▶ DATA TO USE:
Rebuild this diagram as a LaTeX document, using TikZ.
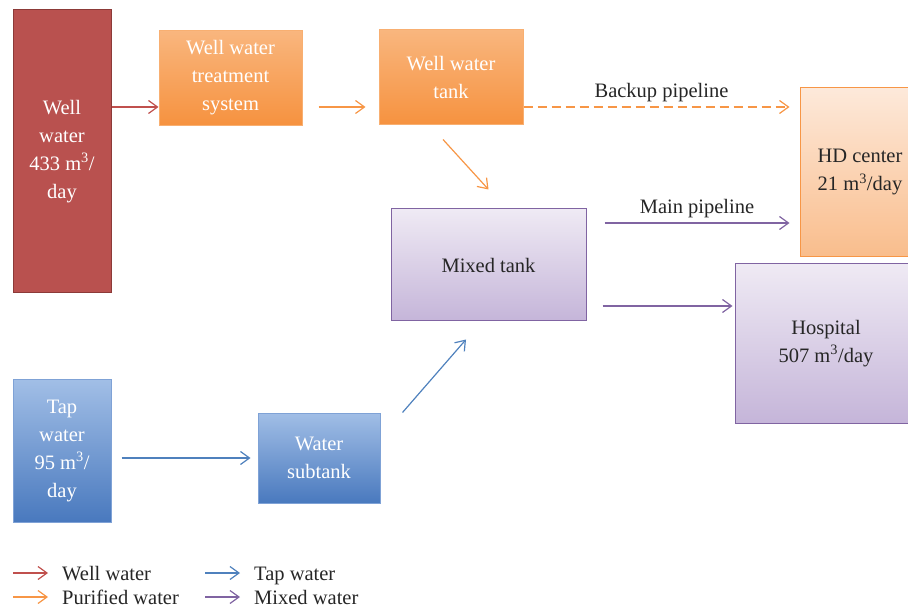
\documentclass[tikz,border=0pt]{standalone}
\usepackage{fontspec}
\setmainfont{Liberation Serif}
\usetikzlibrary{arrows.meta}

\definecolor{wellred}{HTML}{B9514F}
\definecolor{wellline}{HTML}{8C3A38}
\definecolor{orangetop}{HTML}{F9B67E}
\definecolor{orangebot}{HTML}{F6923F}
\definecolor{hdtop}{HTML}{FDE9DA}
\definecolor{hdbot}{HTML}{F9BD8C}
\definecolor{purtop}{HTML}{EFEAF4}
\definecolor{purbot}{HTML}{C5B5D9}
\definecolor{purline}{HTML}{8064A2}
\definecolor{bluetop}{HTML}{A1BEE6}
\definecolor{bluebot}{HTML}{4979BE}
\definecolor{blueline}{HTML}{7FA2D6}
\definecolor{redarrow}{HTML}{C0504D}
\definecolor{orangearrow}{HTML}{F79646}
\definecolor{bluearrow}{HTML}{4F81BD}
\definecolor{txt}{HTML}{262626}

\tikzset{
  box/.style={draw, line width=1pt, inner sep=0pt, align=center,
    font=\fontsize{20.5}{28}\selectfont},
  wellbox/.style={box, fill=wellred, draw=wellline, text=white},
  orangebox/.style={box, top color=orangetop, bottom color=orangebot, draw=orangetop!80!orangebot, text=white},
  hdbox/.style={box, top color=hdtop, bottom color=hdbot, draw=orangearrow, text=txt},
  mixbox/.style={box, top color=purtop, bottom color=purbot, draw=purline, text=txt},
  tapbox/.style={box, top color=bluetop, bottom color=bluebot, draw=blueline, text=white},
  flow/.style={line width=1.2pt, -{Straight Barb[length=9pt,width=13pt]}},
  wellarrow/.style={flow, draw=redarrow},
  purearrow/.style={flow, draw=orangearrow},
  taparrow/.style={flow, draw=bluearrow},
  mixarrow/.style={flow, draw=purline},
  legtext/.style={inner sep=0pt, text=txt, font=\fontsize{20.5}{24}\selectfont},
  pipetext/.style={text=txt, font=\fontsize{20.5}{24}\selectfont}
}

\begin{document}
\begin{tikzpicture}[x=1pt,y=-1pt]
\clip (0,0) rectangle (908,612);
% boxes
\node[wellbox, minimum width=98, minimum height=283] (well) at (62,151.5) {Well\\water\\433 m\textsuperscript{3}/\\day};
\node[orangebox, minimum width=143, minimum height=95] (treat) at (230.5,78) {Well water\\treatment\\system};
\node[orangebox, minimum width=144, minimum height=95] (wtank) at (451,77.5) {Well water\\tank};
\node[hdbox, minimum width=120, minimum height=169] (hd) at (860,172.5) {HD center\\21 m\textsuperscript{3}/day};
\node[mixbox, minimum width=195, minimum height=112] (mixed) at (488.5,265) {Mixed tank};
\node[mixbox, minimum width=182, minimum height=159] (hosp) at (826,343.5) {Hospital\\507 m\textsuperscript{3}/day};
\node[tapbox, minimum width=98, minimum height=142] (tap) at (62,451) {Tap\\water\\95 m\textsuperscript{3}/\\day};
\node[tapbox, minimum width=122, minimum height=90] (sub) at (319,458) {Water\\subtank};

% connectors
\coordinate (r1) at ([yshift=-29pt]treat.west);
\draw[wellarrow] (well.east |- r1) -- (r1);
\draw[purearrow, shorten <=16pt, shorten >=13pt] ([yshift=-29pt]treat.east) -- ([yshift=-29.5pt]wtank.west);
\coordinate (b1) at ([yshift=-29.5pt]wtank.east);
\draw[purearrow, dash pattern=on 9pt off 5pt, shorten >=10pt] (b1) -- node[pipetext, above=1pt] {Backup pipeline} (hd.west |- b1);
\draw[purearrow] ([xshift=-8pt,yshift=-14pt]wtank.south) -- ([yshift=19pt]mixed.north);
\coordinate (m1) at ([yshift=42pt]mixed.east);
\draw[mixarrow, shorten <=18pt, shorten >=10pt] (m1) -- node[pipetext, above=1pt, xshift=4pt] {Main pipeline} (hd.west |- m1);
\coordinate (m2) at ([yshift=-41pt]mixed.east);
\draw[mixarrow, shorten <=16pt, shorten >=2pt] (m2) -- (hosp.west |- m2);
\draw[taparrow, shorten <=10pt, shorten >=7pt] (tap.east |- sub.west) -- (sub.west);
\draw[taparrow] ([xshift=22pt]sub.north east) -- ([xshift=-22.5pt,yshift=-18pt]mixed.south);

% legend
\foreach \sty/\txt/\x/\y in {wellarrow/Well water/13/573, purearrow/Purified water/13/597,
    taparrow/Tap water/205/573, mixarrow/Mixed water/205/597}
{ \node[legtext, anchor=base west] (leg\sty) at (\x+49,\y+7) {\txt};
  \draw[\sty] ([xshift=-49pt,yshift=7pt]leg\sty.base west) -- ([xshift=-14pt,yshift=7pt]leg\sty.base west); }
\end{tikzpicture}
\end{document}
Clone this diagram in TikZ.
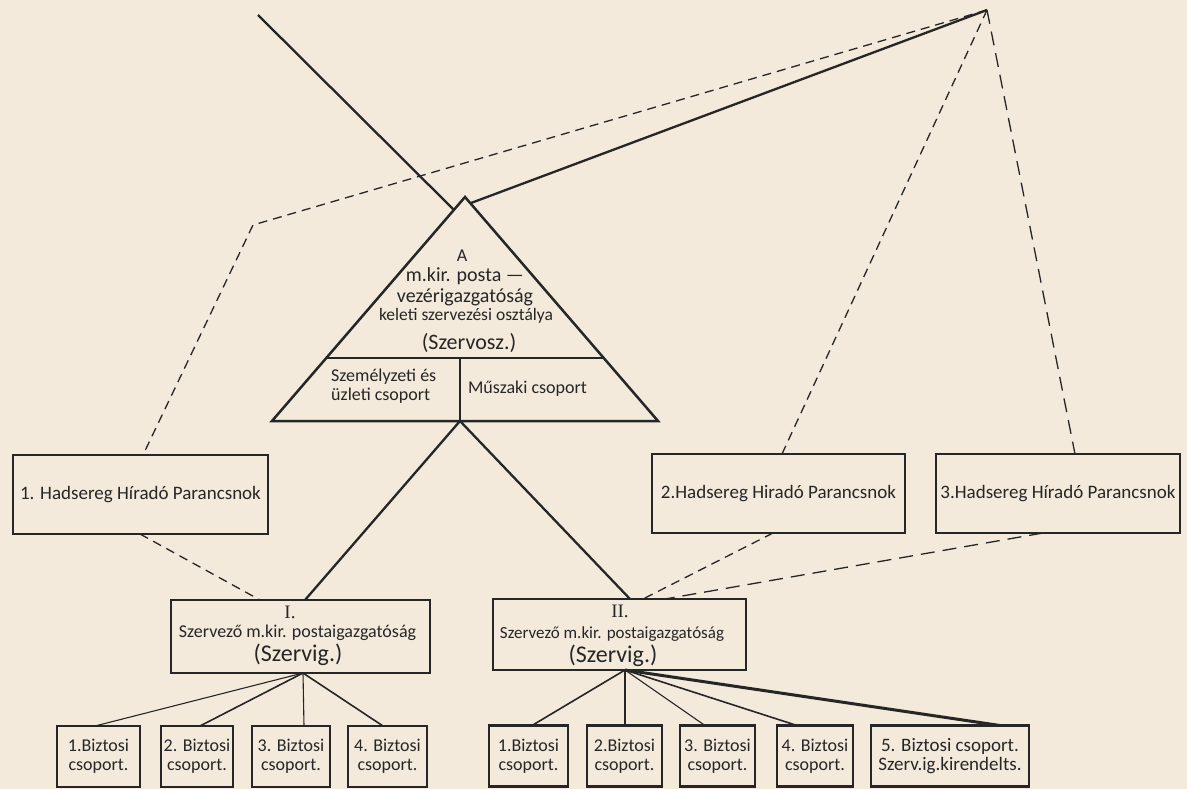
\documentclass[tikz,border=0pt]{standalone}
\usepackage{fontspec}
\setmainfont{Carlito}
\newfontfamily\romfont{Liberation Serif}
\usetikzlibrary{calc}
\definecolor{paper}{HTML}{F3EADC}
\definecolor{ink}{HTML}{262626}
\begin{document}
\begin{tikzpicture}[x=1pt,y=-1pt,
  box/.style={draw=ink, line width=2.6pt, inner sep=0pt, outer sep=0pt, text=ink},
  hq/.style={box, minimum height=79pt, font=\fontsize{19}{22}\selectfont},
  szbox/.style={box},
  kid/.style={box, line width=2.4pt, minimum height=61pt, align=center, font=\fontsize{18}{19}\selectfont},
  tri/.style={draw=ink, line width=2.5pt, line join=miter},
  solidline/.style={draw=ink, line width=2.3pt},
  medline/.style={draw=ink, line width=1.6pt},
  thinline/.style={draw=ink, line width=1.1pt},
  thickline/.style={draw=ink, line width=3pt},
  dashline/.style={draw=ink, line width=1.3pt, dash pattern=on 9pt off 6pt},
  longdash/.style={draw=ink, line width=1.3pt, dash pattern=on 14pt off 8pt},
  lbl/.style={text=ink, inner sep=0pt, anchor=base}
]
\fill[paper] (0,0) rectangle (1187,789);
\useasboundingbox (0,0) rectangle (1187,789);

% ---- top-level triangle
\coordinate (Ta) at (465,197);
\coordinate (Tl) at (272,421);
\coordinate (Tr) at (658,421);
\coordinate (Dl) at ($(Ta)!0.71875!(Tl)$);
\coordinate (Dr) at ($(Ta)!0.71875!(Tr)$);
\coordinate (Dm) at (460,358);
\coordinate (Tb) at (460,421);
\draw[tri] (Ta) -- (Tl) -- (Tr) -- cycle;
\draw[tri] (Dl) -- (Dr);
\draw[tri] (Dm) -- (Tb);

\node[lbl, font=\fontsize{18}{18}\selectfont] (tA) at (462,261) {A};
\node[lbl, font=\fontsize{20}{20}\selectfont] (tm) at (465,281) {m.kir. posta —};
\node[lbl, font=\fontsize{20}{20}\selectfont] (tv) at (465,302) {vezérigazgatóság};
\node[lbl, font=\fontsize{17.5}{18}\selectfont] (tk) at (466,320) {keleti szervezési osztálya};
\node[lbl, font=\fontsize{22}{22}\selectfont] (ts) at (469,349) {(Szervosz.)};
\node[lbl, anchor=base west, font=\fontsize{18}{18}\selectfont] (tsz1) at (331,381) {Személyzeti és};
\node[lbl, anchor=base west, font=\fontsize{18}{18}\selectfont] (tsz2) at (331,400) {üzleti csoport};
\node[lbl, font=\fontsize{18}{18}\selectfont] (tmu) at (527.5,393) {Műszaki csoport};

% ---- army signal commands
\node[hq, minimum width=255pt] (h1) at (140.5,494.5) {1. Hadsereg Híradó Parancsnok};
\node[hq, minimum width=253pt] (h2) at (778.5,493.5) {2.Hadsereg Hiradó Parancsnok};
\node[hq, minimum width=244pt] (h3) at (1058,493.5) {3.Hadsereg Híradó Parancsnok};

% ---- organising directorates
\node[szbox, minimum width=259pt, minimum height=73pt] (sI) at (300.5,636.5) {};
\node[lbl, font=\romfont\fontsize{19}{19}\selectfont] (sIn) at (290,618) {I.};
\node[lbl, font=\fontsize{18}{18}\selectfont] (sIa) at (297.5,637) {Szervező m.kir. postaigazgatóság};
\node[lbl, font=\fontsize{24}{24}\selectfont] (sIb) at (298,661) {(Szervig.)};

\node[szbox, minimum width=253pt, minimum height=71pt] (sII) at (619.5,634.5) {};
\node[lbl, font=\romfont\fontsize{19}{19}\selectfont] (sIIn) at (620,617) {II.};
\node[lbl, font=\fontsize{17}{17}\selectfont] (sIIa) at (612,638) {Szervező m.kir. postaigazgatóság};
\node[lbl, font=\fontsize{24}{24}\selectfont] (sIIb) at (613,662) {(Szervig.)};

% ---- commissioner groups
\node[kid, minimum width=83pt] (a1) at (98.5,756.5) {1.Biztosi\\csoport.};
\node[kid, minimum width=72pt] (a2) at (197,756.5) {2. Biztosi\\csoport.};
\node[kid, minimum width=78pt] (a3) at (291,756.5) {3. Biztosi\\csoport.};
\node[kid, minimum width=79pt] (a4) at (387.5,756.5) {4. Biztosi\\csoport.};

\node[kid, minimum width=79pt] (b1) at (528.5,756) {1.Biztosi\\csoport.};
\node[kid, minimum width=75pt] (b2) at (624.5,756) {2.Biztosi\\csoport.};
\node[kid, minimum width=75pt] (b3) at (717.5,756) {3. Biztosi\\csoport.};
\node[kid, minimum width=76pt] (b4) at (815,756) {4. Biztosi\\csoport.};
\node[kid, minimum width=158pt, font=\fontsize{19}{19}\selectfont] (b5) at (950,756) {5. Biztosi csoport.\\Szerv.ig.kirendelts.};

% ---- connectors at the top
\coordinate (P) at (987,10);
\coordinate (Q) at (253,225);
\coordinate (TL) at (258,15);
\coordinate (Tls) at (454,210);
\coordinate (Trs) at (471,203);
\draw[solidline] (TL) -- (Tls);
\draw[solidline] (P) -- (Trs);
\draw[dashline] (P) -- (Q) -- ([xshift=2.5pt]h1.north);
\draw[dashline] (P) -- ([xshift=3.5pt]h2.north);
\draw[longdash] (P) -- ([xshift=17pt]h3.north);

% ---- triangle to directorates
\draw[solidline] (Tb) -- ([xshift=4.5pt]sI.north);
\draw[solidline] (Tb) -- ([xshift=10.5pt]sII.north);
\draw[dashline] ([xshift=-0.5pt]h1.south) -- ([xshift=-40.5pt]sI.north);
\draw[dashline] ([xshift=-5.5pt]h2.south) -- ([xshift=23.5pt]sII.north);
\draw[longdash] ([xshift=-15pt]h3.south) -- ([xshift=45.5pt]sII.north);

% ---- directorates to groups
\draw[thinline] ([xshift=2.5pt]sI.south) -- ([xshift=-3.5pt]a1.north);
\draw[medline] ([xshift=2.5pt]sI.south) -- ([xshift=3pt]a2.north);
\draw[thinline] ([xshift=2.5pt]sI.south) -- ([xshift=13pt]a3.north);
\draw[medline] ([xshift=2.5pt]sI.south) -- ([xshift=-4.5pt]a4.north);

\draw[medline] ([xshift=5.5pt]sII.south) -- ([xshift=3.5pt]b1.north);
\draw[thinline] ([xshift=5.5pt]sII.south) -- ([xshift=0.5pt]b2.north);
\draw[thinline] ([xshift=5.5pt]sII.south) -- ([xshift=-12.5pt]b3.north);
\draw[medline] ([xshift=5.5pt]sII.south) -- ([xshift=-18pt]b4.north);
\draw[thickline] ([xshift=5.5pt]sII.south) -- ([xshift=50pt]b5.north);
\end{tikzpicture}
\end{document}
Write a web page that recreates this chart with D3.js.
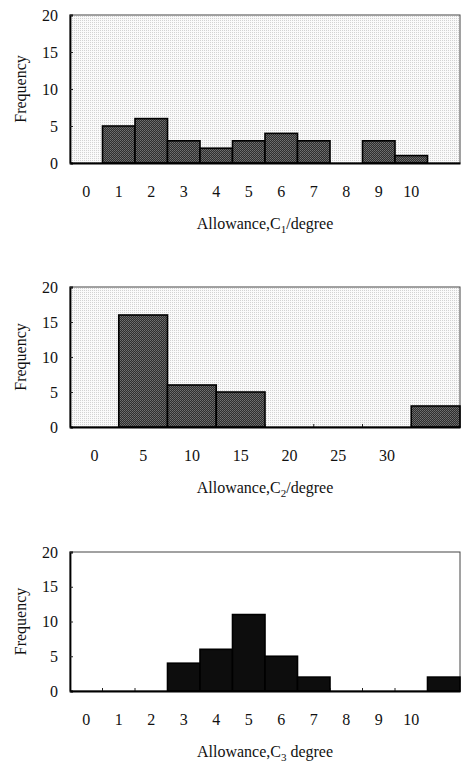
<!DOCTYPE html>
<html>
<head>
<meta charset="utf-8">
<script src="https://cdn.jsdelivr.net/npm/d3@7"></script>
<style>
  body { margin: 0; background: #fff; }
  text { font-family: "Liberation Serif", "DejaVu Serif", serif; fill: #111; }
</style>
</head>
<body>
<div id="chart"></div>
<script>
// tick labels and bin counts
var yTicks = [0, 5, 10, 15, 20];

var c1Labels = ["0", "1", "2", "3", "4", "5", "6", "7", "8", "9", "10", ""];
var c1Counts = [0, 5, 6, 3, 2, 3, 4, 3, 0, 3, 1, 0];

var c2Labels = ["0", "5", "10", "15", "20", "25", "30", ""];
var c2Counts = [0, 16, 6, 5, 0, 0, 0, 3];

var c3Labels = ["0", "1", "2", "3", "4", "5", "6", "7", "8", "9", "10", ""];
var c3Counts = [0, 0, 0, 4, 6, 11, 5, 2, 0, 0, 0, 2];

var width = 461, height = 762;
var left = 70, right = 460;

var svg = d3.select("#chart").append("svg")
  .attr("width", width)
  .attr("height", height);

// dithered textures like the scanned figure
var defs = svg.append("defs");
var bg = defs.append("pattern").attr("id", "bgTex")
  .attr("width", 2).attr("height", 2).attr("patternUnits", "userSpaceOnUse");
bg.append("rect").attr("width", 2).attr("height", 2).attr("fill", "#fafafa");
bg.append("rect").attr("width", 1).attr("height", 1).attr("fill", "#d2d2d2");

var bt = defs.append("pattern").attr("id", "barTex")
  .attr("width", 2).attr("height", 2).attr("patternUnits", "userSpaceOnUse");
bt.append("rect").attr("width", 2).attr("height", 2).attr("fill", "#2e2e2e");
bt.append("rect").attr("width", 1).attr("height", 1).attr("fill", "#707070");
bt.append("rect").attr("x", 1).attr("y", 1).attr("width", 1).attr("height", 1).attr("fill", "#626262");

var panels = [
  { labels: c1Labels, counts: c1Counts, top: 15, bottom: 163, sub: "1", rest: "/degree", bg: "url(#bgTex)", bar: "url(#barTex)" },
  { labels: c2Labels, counts: c2Counts, top: 287, bottom: 427, sub: "2", rest: "/degree", bg: "url(#bgTex)", bar: "url(#barTex)" },
  { labels: c3Labels, counts: c3Counts, top: 552, bottom: 691, sub: "3", rest: " degree", bg: "#fff", bar: "#0d0d0d" }
];

panels.forEach(function (p) {
  var idx = p.labels.map(function (d, i) { return String(i); });

  var x = d3.scaleBand().domain(idx).range([left, right]).padding(0);
  var y = d3.scaleLinear().domain([0, 20]).range([p.bottom, p.top]);

  var g = svg.append("g");

  // plot background + frame
  g.append("rect")
    .attr("x", left).attr("y", p.top)
    .attr("width", right - left).attr("height", p.bottom - p.top)
    .attr("fill", p.bg)
    .attr("stroke", "#444").attr("stroke-width", 1);

  // small inward ticks at the bin edges
  g.selectAll(".edge").data(idx.slice(1))
    .enter().append("line")
    .attr("x1", function (d) { return x(d); })
    .attr("x2", function (d) { return x(d); })
    .attr("y1", p.bottom).attr("y2", p.bottom - 3)
    .attr("stroke", "#222").attr("stroke-width", 1);

  // bars
  g.selectAll(".bar").data(p.counts.map(function (v, i) { return { k: String(i), v: v }; })
      .filter(function (d) { return d.v > 0; }))
    .enter().append("rect")
    .attr("x", function (d) { return x(d.k); })
    .attr("y", function (d) { return y(d.v); })
    .attr("width", x.bandwidth())
    .attr("height", function (d) { return y(0) - y(d.v); })
    .attr("fill", p.bar)
    .attr("stroke", "#000").attr("stroke-width", 1.6);

  // y axis
  var ya = g.append("g")
    .attr("transform", "translate(" + left + ",0)")
    .call(d3.axisLeft(y).tickValues(yTicks).tickSize(-3).tickPadding(12));
  ya.select(".domain").attr("stroke", "#000").attr("stroke-width", 1.8);
  ya.selectAll(".tick line").attr("stroke", "#222");
  ya.selectAll("text").attr("font-size", 16).attr("font-family", "Liberation Serif").attr("fill", "#111");

  // x axis (labels centred in each bin)
  var xa = g.append("g")
    .attr("transform", "translate(0," + p.bottom + ")")
    .call(d3.axisBottom(x).tickSize(0).tickPadding(23)
      .tickFormat(function (d) { return p.labels[+d]; }));
  xa.select(".domain").attr("stroke", "#000").attr("stroke-width", 1.8);
  xa.selectAll("text").attr("font-size", 16).attr("font-family", "Liberation Serif").attr("fill", "#111");

  // axis titles
  var t = g.append("text")
    .attr("x", (left + right) / 2)
    .attr("y", p.bottom + 66)
    .attr("text-anchor", "middle")
    .attr("font-size", 16);
  t.append("tspan").text("Allowance,C");
  t.append("tspan").attr("font-size", 11).attr("dy", 4).text(p.sub);
  t.append("tspan").attr("dy", -4).text(p.rest);

  g.append("text")
    .attr("transform", "translate(26," + (p.top + p.bottom) / 2 + ") rotate(-90)")
    .attr("text-anchor", "middle")
    .attr("font-size", 16)
    .text("Frequency");
});
</script>
</body>
</html>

▶ TASK INSTRUCTIONS: Using the material above, copy every line in which the string "diagram" occurs.

▶ RESULT FOR THIS EXERCISE:
Rebuild this diagram as a LaTeX document, using TikZ.
Clone this diagram in TikZ.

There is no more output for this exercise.